Senior Insight Analyst, Alex Rowberry’s view: Asda’s partnership with Amazon Ads signals a clear shift towards outsourcing key capabilities to accelerate growth in priority areas. Following the partnership announcement with Ocado Group, this move highlights a strategic decision to rely on established partners rather than rebuild complex in-house systems after its costly separation from Walmart. While this should strengthen Asda’s retail media offer and improve monetisation of its online traffic, it also underlines the scale of transformation still underway as the retailer seeks to compete more effectively in digital channels.
Waitrose is extending its on-demand delivery for the rest of the world cup
Waitrose is extending on-demand delivery for the rest of the World Cup following a major spark in demand ahead of England and Scotland matches. The retailer announced the extended hours will be across 50+ stores in England and Scotland, with most operating on-demand deliveries until midnight, while some will be 24/7. Alcohol won’t be available outside original store opening times, but grocery items will be available for purchase. The retailer has stated that it will expand the number of stores dependent on demand. Deliveries will be available from the quick-commerce aggregators Deliveroo, Uber Eats and Just Eat who have partnerships with the retailer.

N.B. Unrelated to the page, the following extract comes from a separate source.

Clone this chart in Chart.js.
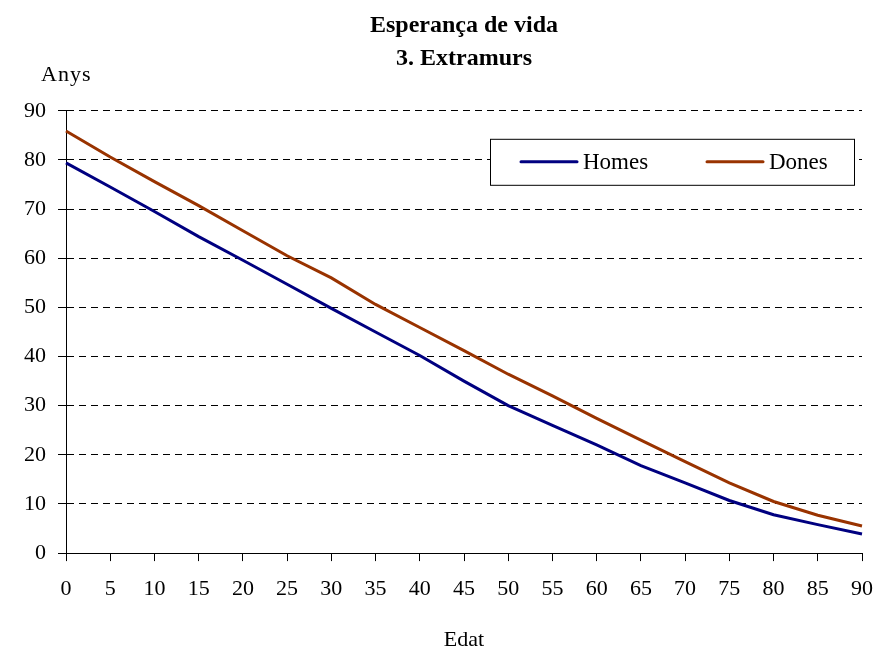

Analyst, Seth Russell‘s view: following suit of other retailers, Waitrose’s extended hours of grocery delivery are backed by demand already seen in the early days of the World Cup. Opportunities lie in snacking, confectionary, frozen and prepared meals as quick solutions for people watching the games from home with the late kick-offs. The retailer will be missing out on spend on alcohol during these extended hours but the cost of licensing to sell alcohol outside of regular hours is costly. If the teams progress, it is highly likely the extended hours will be applied to further stores across its estate as demand will continue to rise.